╔══
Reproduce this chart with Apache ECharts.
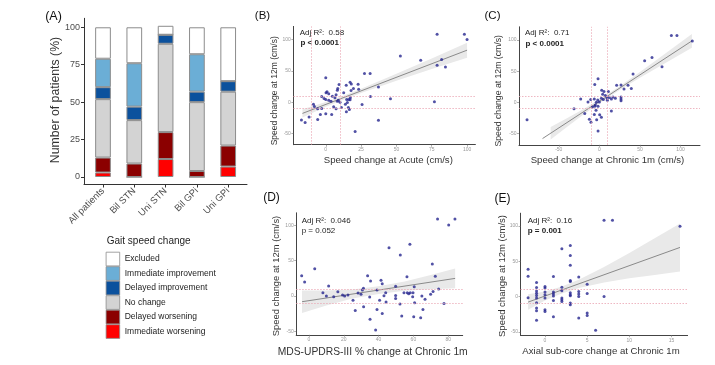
<!DOCTYPE html>
<html><head><meta charset="utf-8">
<script src="https://cdn.jsdelivr.net/npm/echarts@6/dist/echarts.min.js"></script>
<style>html,body{margin:0;padding:0;background:#fff}#c{width:715px;height:365px}</style>
</head><body><div id="c"></div>
<script>
// ---------- Panel A data ----------
const groups = ['All patients','Bil STN','Uni STN','Bil GPi','Uni GPi'];
const immediateWorsening   = [3, 0, 12, 0, 7];
const delayedWorsening     = [10, 9, 18, 4, 14];
const noChange             = [39, 29, 59, 46, 36];
const delayedImprovement   = [8, 9, 6, 7, 7];
const immediateImprovement = [19, 29, 0, 25, 0];
const excluded             = [21, 24, 6, 18, 36];
const pctTicks = [0, 25, 50, 75, 100];

// ---------- Panel B data ----------
const bPoints = [[78.8,108.5],[98.1,108.5],[100,100],[52.8,73.9],[67.2,67],[82,68],[78.8,59],[84.7,56],[76.9,0.5],[27.4,45.7],[31.4,45.7],[0,38.8],[37.3,24],[31.6,9],[45.8,5.3],[25.7,-3.7],[37.3,-29],[20.8,-46.8],[17.2,31.9],[18.1,29],[14.5,27],[9.4,28],[8.5,21.8],[8.2,19],[19.6,21.8],[17.9,18.6],[22.9,28.7],[23.3,20.7],[12.7,14.9],[0.2,14.9],[0.9,16.5],[-2.9,9],[2.1,13.3],[4.7,9.6],[7.3,11.7],[-1.2,5.8],[0,4.3],[2.1,3.2],[3.7,1.6],[6.5,6.9],[8.2,1.6],[8.9,3.2],[10.1,0],[14.8,4.3],[16.2,4.3],[17.4,6.9],[17.2,3.7],[13.9,-3.2],[15.3,-0.5],[5.6,-7.4],[7.3,-10.6],[11.1,-8.5],[16,-8.5],[16.7,-11.7],[14.6,-15.4],[0,-18.6],[4.2,-19.7],[-2.9,-10.1],[-5.7,-10.6],[-8.7,-3.2],[-8,-6.9],[-3.8,-19.7],[-5.7,-27.6],[-11.8,-23.9],[-17.2,-28.7],[-14.6,-32.4]];
const bFit = [[-16.5,-18],[100,83]];
const bBandX  = [-16.5, 0, 12, 25, 50, 75, 100];
const bBandLo = [-24.5, -7.5, 3.4, 14.5, 34.2, 52.8, 71];
const bBandHi = [-11.5, 0.1, 10, 21.5, 45.2, 69.8, 95];
const bTicksX = [0, 25, 50, 75, 100];

// ---------- Panel C data ----------
const cPoints = [[88.7,107],[95.6,107],[114.5,98.4],[64.9,72],[55.8,66.7],[77.2,57],[41.5,45.2],[21.3,27.4],[26.7,27.9],[35.3,27.4],[30.4,21.5],[39.4,22],[26.7,8.7],[26.7,5.4],[26.7,2.7],[19.7,6.5],[14.8,5.4],[16.8,8.7],[14.8,-13.9],[5.7,17.3],[11.1,17.3],[2.9,19.4],[-1.6,37.7],[-5.7,28.5],[4.1,13],[7.4,10.8],[2.5,6.5],[4.9,4.4],[9.9,3.3],[9.4,7],[12.3,7.6],[-2,3.8],[-3.7,0],[-4.9,-4.2],[0,0.6],[-6.2,5.4],[-10.7,4.4],[-14,0.6],[-23,5.4],[-31.2,-10.2],[-18,-17.7],[-8.6,-7.5],[-5.7,-6.4],[-1.6,-6.4],[-4.1,-12.8],[-6.2,-19.3],[0.4,-19.9],[2.5,-23.7],[-3.3,-27.9],[-12.3,-26.9],[-10.3,-31.8],[-1.6,-45.7],[-89.1,-27.9]];
const cFit = [[-70,-58],[114,98.4]];
const cBandX  = [-60, -40, -20, 0, 25, 50, 75, 114];
const cBandLo = [-59.5, -39.5, -20, -1.5, 19.75, 39.5, 58.25, 87.4];
const cBandHi = [-39.5, -25.5, -11, 4.5, 25.75, 48.5, 72.25, 109.4];
const cTicksX = [-50, 0, 50, 100];

// ---------- Panel D data ----------
const dPoints = [[73.9,109],[83.9,109],[80.3,100.6],[46,68.5],[58,73.2],[52.5,58],[70.9,45.3],[3.3,38.7],[-4.2,28.8],[-2.5,19.8],[33.7,28.8],[35.4,21.2],[56.3,27.4],[72.6,27.9],[41.4,22.2],[42.1,17.5],[49.8,13.7],[60.5,13.2],[11.3,14.2],[8,4.7],[10,0],[14.2,-0.9],[16.6,6.1],[19.3,1.4],[20.5,0],[22.4,1.4],[28.2,4.2],[30.7,8.5],[31.3,10.9],[29.9,2.4],[25.3,-6.1],[26.6,-20.3],[31.4,-15.1],[34.9,-1.4],[40.6,-6.1],[44.3,-8.5],[43.1,0.5],[39.1,8.5],[44.1,4.7],[39.1,-18.9],[42.1,-24.6],[35.1,-33],[38.3,-48.2],[49.8,0.9],[49.8,-3.3],[54.6,4.7],[56.5,4.7],[52.3,-11.3],[53.3,-28.3],[60.2,-29.3],[58.2,4.7],[57.3,3.3],[59.8,4.7],[59.6,-0.9],[60.7,-9.4],[64.9,0],[66.7,-4.7],[65.5,-18.9],[64.2,-30.7],[69.9,2.4],[71.3,6.6],[74.5,9.9],[77.6,-10.4]];
const dFit = [[-4,-8],[84,25]];
const dBandX  = [-4, 10, 25, 40, 55, 70, 84];
const dBandLo = [-24, -13.25, -3.6, 3, 7.6, 9.75, 11];
const dBandHi = [8, 7.75, 9.4, 14, 20.6, 29.75, 39];
const dTicksX = [0, 20, 40, 60, 80];

// ---------- Panel E data ----------
const ePoints = [[-2,38.5],[-2,28.7],[-2,-1.8],[-1,19.8],[-1,12.7],[-1,7.6],[-1,4.7],[-1,1.5],[-1,-2.3],[-1,-8.9],[-1,-16.4],[-1,-20.2],[-1,-33.8],[0,14.1],[0,11.8],[0,6.2],[0,2.4],[0,-2.3],[0,-18.8],[0,-21.2],[1,28.2],[1,6.2],[1,3.3],[1,0.5],[1,-5.6],[1,-28.6],[2,67.6],[2,13.2],[2,8],[2,-2.3],[2,-4.7],[2,-7],[3,72.3],[3,57.8],[3,44.1],[3,22.6],[3,21.2],[3,5.2],[3,2.4],[3,1],[3,-9.4],[3,-11.8],[4,27.7],[4,7.1],[4,3.3],[4,0],[4,-30.5],[5,17.4],[5,4.3],[5,-23.5],[5,-26.8],[6,-47.8],[7,108],[7,0],[8,108],[16,99.5]];
const eFit = [[-2,-8],[16,69.4]];
const eBandX  = [-2, 0, 2, 4, 7, 10, 13, 16];
const eBandLo = [-19, -5.9, 4.2, 11.8, 19.7, 25.6, 30.5, 35.4];
const eBandHi = [3, 7.1, 14.2, 23.8, 41.7, 61.6, 82.5, 103.4];
const eTicksX = [0, 5, 10, 15];

const speedTicksY = [-50, 0, 50, 100];
const refLines = [-10, 10];

// ---------- build ----------
const FF = 'Liberation Sans, Arial, sans-serif';
const chart = echarts.init(document.getElementById('c'), null, {renderer:'canvas'});

function sAxis(gi, min, max, ticks){
  return {type:'value', gridIndex:gi, min:min, max:max,
    axisLine:{show:true, onZero:false, lineStyle:{color:'#444', width:1}},
    axisTick:{show:true, length:2, customValues:ticks, lineStyle:{color:'#777', width:0.6}},
    axisLabel:{customValues:ticks, fontSize:5, color:'#999', margin:2.5, fontFamily:FF},
    splitLine:{show:false}};
}
function ribbon(gi, xs, lo, hi){
  const data = xs.map((x,i)=>[x, lo[i], hi[i]]);
  return {type:'custom', xAxisIndex:gi, yAxisIndex:gi, silent:true, z:1, data:data,
    encode:{x:0, y:[1,2]},
    renderItem:function(params, api){
      if (params.dataIndex !== 0) return null;
      const top = data.map(d=>api.coord([d[0], d[2]]));
      const bot = data.map(d=>api.coord([d[0], d[1]])).reverse();
      return {type:'polygon', shape:{points:top.concat(bot)}, style:{fill:'#e9e9e9'}};
    }};
}
function fitLine(gi, pts){
  return {type:'line', xAxisIndex:gi, yAxisIndex:gi, data:pts, symbol:'none', silent:true, z:3,
    lineStyle:{color:'#8a8a8a', width:1}};
}
function points(gi, pts, vertical){
  const ml = refLines.map(v=>({yAxis:v}));
  if (vertical) refLines.forEach(v=>ml.push({xAxis:v}));
  return {type:'scatter', xAxisIndex:gi, yAxisIndex:gi, data:pts, symbolSize:3, z:4,
    itemStyle:{color:'#26268f'},
    markLine:{silent:true, symbol:['none','none'], label:{show:false}, animation:false,
      lineStyle:{color:'#eaa5b2', type:[1.5,1.5], width:0.8}, emphasis:{disabled:true}, data:ml}};
}
function txt(x, y, s, size, opts){
  opts = opts || {};
  return {type:'text', x:x, y:y, rotation:opts.rot || 0, silent:true,
    style:{text:s, fontSize:size, fontFamily:FF, fontWeight:opts.bold?'bold':'normal', fill:opts.color||'#1e1e1e',
      align:opts.align||'center', textAlign:opts.align||'center', verticalAlign:'middle', textVerticalAlign:'middle'}};
}

const barStyle = c => ({color:c, borderColor:'#8c8c8c', borderWidth:1});
// bars live in grid 5 (category axis), axis lines of panel A drawn by grid 0
const barSeries = [
  ['Immediate worsening', immediateWorsening, '#ff0000'],
  ['Delayed worsening', delayedWorsening, '#8b0000'],
  ['No change', noChange, '#d3d3d3'],
  ['Delayed improvement', delayedImprovement, '#0b519d'],
  ['Immediate improvement', immediateImprovement, '#6baed6'],
  ['Excluded', excluded, '#ffffff']
].map(([name, vals, col]) => ({
  name:name, type:'bar', stack:'a', xAxisIndex:5, yAxisIndex:5, barWidth:15.7,
  data: vals, itemStyle:barStyle(col)
}));

const option = {
  animation:false,
  backgroundColor:'#ffffff',
  textStyle:{fontFamily:FF},
  grid:[
    {left:84, top:18.3, width:163, height:166.2, containLabel:false, outerBoundsMode:'none'},
    {left:293.4, top:26.4, width:182, height:118.3, containLabel:false, outerBoundsMode:'none'},
    {left:519, top:26.8, width:181, height:118, containLabel:false, outerBoundsMode:'none'},
    {left:296.2, top:212.8, width:166.5, height:122, containLabel:false, outerBoundsMode:'none'},
    {left:520.5, top:213.2, width:167.1, height:122, containLabel:false, outerBoundsMode:'none'},
    {left:87.35, top:18.3, width:156.5, height:166.2, containLabel:false, outerBoundsMode:'none'}
  ],
  xAxis:[
    {type:'value', gridIndex:0, min:0, max:1,
      axisLine:{show:true, onZero:false, lineStyle:{color:'#333', width:1}},
      axisTick:{show:false}, axisLabel:{show:false}, splitLine:{show:false}},
    sAxis(1, -22.9, 105.9, bTicksX),
    sAxis(2, -99, 124, cTicksX),
    sAxis(3, -7.35, 88.35, dTicksX),
    sAxis(4, -2.9, 16.9, eTicksX),
    {type:'category', gridIndex:5, data:groups, boundaryGap:true,
      axisLine:{show:false, onZero:false},
      axisTick:{show:true, length:3, alignWithLabel:true, lineStyle:{color:'#333'}},
      axisLabel:{rotate:45, fontSize:9.5, color:'#4d4d4d', margin:5, fontFamily:FF, interval:0},
      splitLine:{show:false}}
  ],
  yAxis:[
    {type:'value', gridIndex:0, min:-5, max:106,
      axisLine:{show:true, onZero:false, lineStyle:{color:'#333', width:1}},
      axisTick:{show:true, length:3, customValues:pctTicks, lineStyle:{color:'#333'}},
      axisLabel:{customValues:pctTicks, fontSize:9, color:'#4d4d4d', margin:4, fontFamily:FF},
      splitLine:{show:false}},
    sAxis(1, -68, 121, speedTicksY),
    sAxis(2, -68, 121, speedTicksY),
    sAxis(3, -54.85, 117.85, speedTicksY),
    sAxis(4, -54.85, 117.85, speedTicksY),
    {type:'value', gridIndex:5, min:-5, max:106, show:false, splitLine:{show:false}}
  ],
  legend:{orient:'vertical', left:105.7, top:251.8, itemWidth:13.6, itemHeight:13.7, itemGap:0, padding:0,
    icon:'rect', selectedMode:false,
    data:['Excluded','Immediate improvement','Delayed improvement','No change','Delayed worsening','Immediate worsening'],
    itemStyle:{borderColor:'#8c8c8c', borderWidth:0.8},
    textStyle:{fontSize:8.5, color:'#222', fontFamily:FF}},
  series: barSeries.concat([
    ribbon(1, bBandX, bBandLo, bBandHi), fitLine(1, bFit), points(1, bPoints, true),
    ribbon(2, cBandX, cBandLo, cBandHi), fitLine(2, cFit), points(2, cPoints, true),
    ribbon(3, dBandX, dBandLo, dBandHi), fitLine(3, dFit), points(3, dPoints, false),
    ribbon(4, eBandX, eBandLo, eBandHi), fitLine(4, eFit), points(4, ePoints, false)
  ]),
  graphic:[
    txt(53.5, 16.5, '(A)', 12.5, {color:'#111'}),
    txt(262.5, 16, '(B)', 11.5, {color:'#111'}),
    txt(492.5, 16, '(C)', 11.5, {color:'#111'}),
    txt(271.5, 198, '(D)', 12, {color:'#111'}),
    txt(502.5, 198.5, '(E)', 12, {color:'#111'}),
    txt(55.5, 100, 'Number of patients (%)', 12.3, {rot:Math.PI/2, color:'#333'}),
    txt(106.7, 241.7, 'Gait speed change', 10, {align:'left', color:'#1e1e1e'}),
    txt(388.3, 160, 'Speed change at Acute (cm/s)', 9.6, {color:'#333'}),
    txt(275, 90.8, 'Speed change at 12m (cm/s)', 8.5, {rot:Math.PI/2, color:'#333'}),
    txt(607.5, 160, 'Speed change at Chronic 1m (cm/s)', 9.6, {color:'#333'}),
    txt(499, 90.8, 'Speed change at 12m (cm/s)', 8.7, {rot:Math.PI/2, color:'#333'}),
    txt(372.7, 351.7, 'MDS-UPDRS-III % change at Chronic 1m', 10.3, {color:'#333'}),
    txt(276.7, 276, 'Speed change at 12m (cm/s)', 9.4, {rot:Math.PI/2, color:'#333'}),
    txt(601, 351.7, 'Axial sub-core change at Chronic 1m', 9.6, {color:'#333'}),
    txt(502.7, 276, 'Speed change at 12m (cm/s)', 9.5, {rot:Math.PI/2, color:'#333'}),
    txt(299.7, 32.7, 'Adj R\u00b2:  0.58', 8, {align:'left'}),
    txt(300.5, 43, 'p < 0.0001', 8, {align:'left', bold:true}),
    txt(525, 32.7, 'Adj R\u00b2:  0.71', 8, {align:'left'}),
    txt(525.5, 43.3, 'p < 0.0001', 8, {align:'left', bold:true}),
    txt(301.7, 220.7, 'Adj R\u00b2:  0.046', 8, {align:'left'}),
    txt(301.7, 230.7, 'p = 0.052', 8, {align:'left'}),
    txt(527.7, 220.7, 'Adj R\u00b2:  0.16', 8, {align:'left'}),
    txt(527.7, 231, 'p = 0.001', 8, {align:'left', bold:true})
  ]
};
chart.setOption(option);
</script>
</body></html>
╚══
» **Exercise task**
Skip the pictures and restate exactly the lines from the beginning of the listing to the line with "const bTicksX = [0, 25, 50, 75, 100];", that line included.

» **Result of the exercise**
Reproduce this chart with Apache ECharts.
<!DOCTYPE html>
<html><head><meta charset="utf-8">
<script src="https://cdn.jsdelivr.net/npm/echarts@6/dist/echarts.min.js"></script>
<style>html,body{margin:0;padding:0;background:#fff}#c{width:715px;height:365px}</style>
</head><body><div id="c"></div>
<script>
// ---------- Panel A data ----------
const groups = ['All patients','Bil STN','Uni STN','Bil GPi','Uni GPi'];
const immediateWorsening   = [3, 0, 12, 0, 7];
const delayedWorsening     = [10, 9, 18, 4, 14];
const noChange             = [39, 29, 59, 46, 36];
const delayedImprovement   = [8, 9, 6, 7, 7];
const immediateImprovement = [19, 29, 0, 25, 0];
const excluded             = [21, 24, 6, 18, 36];
const pctTicks = [0, 25, 50, 75, 100];

// ---------- Panel B data ----------
const bPoints = [[78.8,108.5],[98.1,108.5],[100,100],[52.8,73.9],[67.2,67],[82,68],[78.8,59],[84.7,56],[76.9,0.5],[27.4,45.7],[31.4,45.7],[0,38.8],[37.3,24],[31.6,9],[45.8,5.3],[25.7,-3.7],[37.3,-29],[20.8,-46.8],[17.2,31.9],[18.1,29],[14.5,27],[9.4,28],[8.5,21.8],[8.2,19],[19.6,21.8],[17.9,18.6],[22.9,28.7],[23.3,20.7],[12.7,14.9],[0.2,14.9],[0.9,16.5],[-2.9,9],[2.1,13.3],[4.7,9.6],[7.3,11.7],[-1.2,5.8],[0,4.3],[2.1,3.2],[3.7,1.6],[6.5,6.9],[8.2,1.6],[8.9,3.2],[10.1,0],[14.8,4.3],[16.2,4.3],[17.4,6.9],[17.2,3.7],[13.9,-3.2],[15.3,-0.5],[5.6,-7.4],[7.3,-10.6],[11.1,-8.5],[16,-8.5],[16.7,-11.7],[14.6,-15.4],[0,-18.6],[4.2,-19.7],[-2.9,-10.1],[-5.7,-10.6],[-8.7,-3.2],[-8,-6.9],[-3.8,-19.7],[-5.7,-27.6],[-11.8,-23.9],[-17.2,-28.7],[-14.6,-32.4]];
const bFit = [[-16.5,-18],[100,83]];
const bBandX  = [-16.5, 0, 12, 25, 50, 75, 100];
const bBandLo = [-24.5, -7.5, 3.4, 14.5, 34.2, 52.8, 71];
const bBandHi = [-11.5, 0.1, 10, 21.5, 45.2, 69.8, 95];
const bTicksX = [0, 25, 50, 75, 100];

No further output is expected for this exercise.